A judge ruled in the city’s favor in October, saying a 1994 resolution between the association and the city allowing the group to install the flag is not a contract, and dismissed the case.

Martingayle filed the appeal in December. He argues that while the version of the statute that existed when the monument was erected wouldn’t protect it, the current version does.
“Subsequent versions of the statute evolved over time to protect such monuments,” Martingayle said.

Attorney Jeremy Carroll, who represents the city, said the statute’s language does not apply retroactively to the flag that flew on the grounds of the mansion.
If the court decides to hear the appeal, both sides will have 15 minutes to argue their cases in front of seven judges.

Illinois
Court overturns dismissal of 1972 infant death case

BELLEVILLE, Ill. (AP) — An Illinois appeals court has overturned a lower court’s decision to dismiss a first-degree murder charge against an Indiana man in a 1-year-old boy’s death more than 40 years ago.

Sixty-five-year-old Gary War­wick of Portage, Indiana has twice been charged in the December 1972 death of Joseph Abernathy III.

Those charges were dismissed in both 1974 and again in 2014 when St. Clair County Circuit Judge Robert Haida ruled too much time had passed for Warwick to mount a proper defense.

The St. Louis Post-Dispatch  reports the Fifth District Appellate Court in Mount Vernon on May 19 rejected the most recent ruling and sent the case back to Haida.

Warwick can appeal to the Illinois Supreme Court.


Mississippi
State Supreme Court upholds refusal to turn over jury notes

JACKSON, Miss. (AP) — Mississippi’s Supreme Court rejected a death row inmate’s attempt to access prosecutors’ notes on jury selection Thursday.

Lawyers for Curtis Giovanni Flowers wanted the court to overrule a Montgomery County judge and give them the jury selection notes in hopes that the defense could show racial bias by prosecutors in excluding potential jurors.

All justices joined the one-paragraph decision released by Justice Josiah Coleman.

Flowers has been convicted of capital murder four times in the fatal shootings of Tardy Furniture store owner Bertha Tardy and three employees in 1996. The first three convictions were overturned, and two other trials ended in hung juries. The Mississippi Supreme Court upheld his death sentence in 2014 after the fourth conviction in 2010.

Flowers’ overall appeal is still pending in state court.

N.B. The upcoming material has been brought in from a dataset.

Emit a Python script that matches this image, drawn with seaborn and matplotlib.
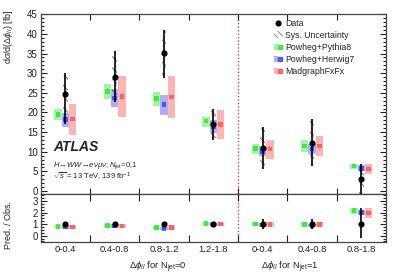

The lawyers working on Flowers’ appeal also wanted the court to order the judge to release communications between lawyer Kevin Horan and Montgomery County District Attorney Doug Evans over Horan’s defense of Patricia Hallmon Sullivan-Odom. She was a key witness in the case, saying she saw Flowers the morning of the murders wearing the shoes for which investigators found footprints in the Winona store. Horan is a former prosecutor and now a Democratic state representative from Grenada.

Defense lawyers speculate that Evans held back knowledge that Sullivan-Odom had been indicted in federal court for preparing false tax returns when asked by a defense lawyer about the criminal history of prosecution witnesses. Evans and Horan have denied any concealment.

Though Coleman didn’t mention it, he also denied that motion.

Sullivan-Odom is the sister of Odell Hallmon, who pleaded guilty earlier this month to three counts of first-degree murder in the April 27 deaths of the mother and grandmother of his son and a third man.

Odell Hallmon was also a witness in the Flowers prosecutions. He initially testified for the defense but later flipped, claiming his earlier testimony was a lie. He then testified in the last four trials that Flowers had confessed to the killings while they were both imprisoned at the Mississippi State Penitentiary at Parchman.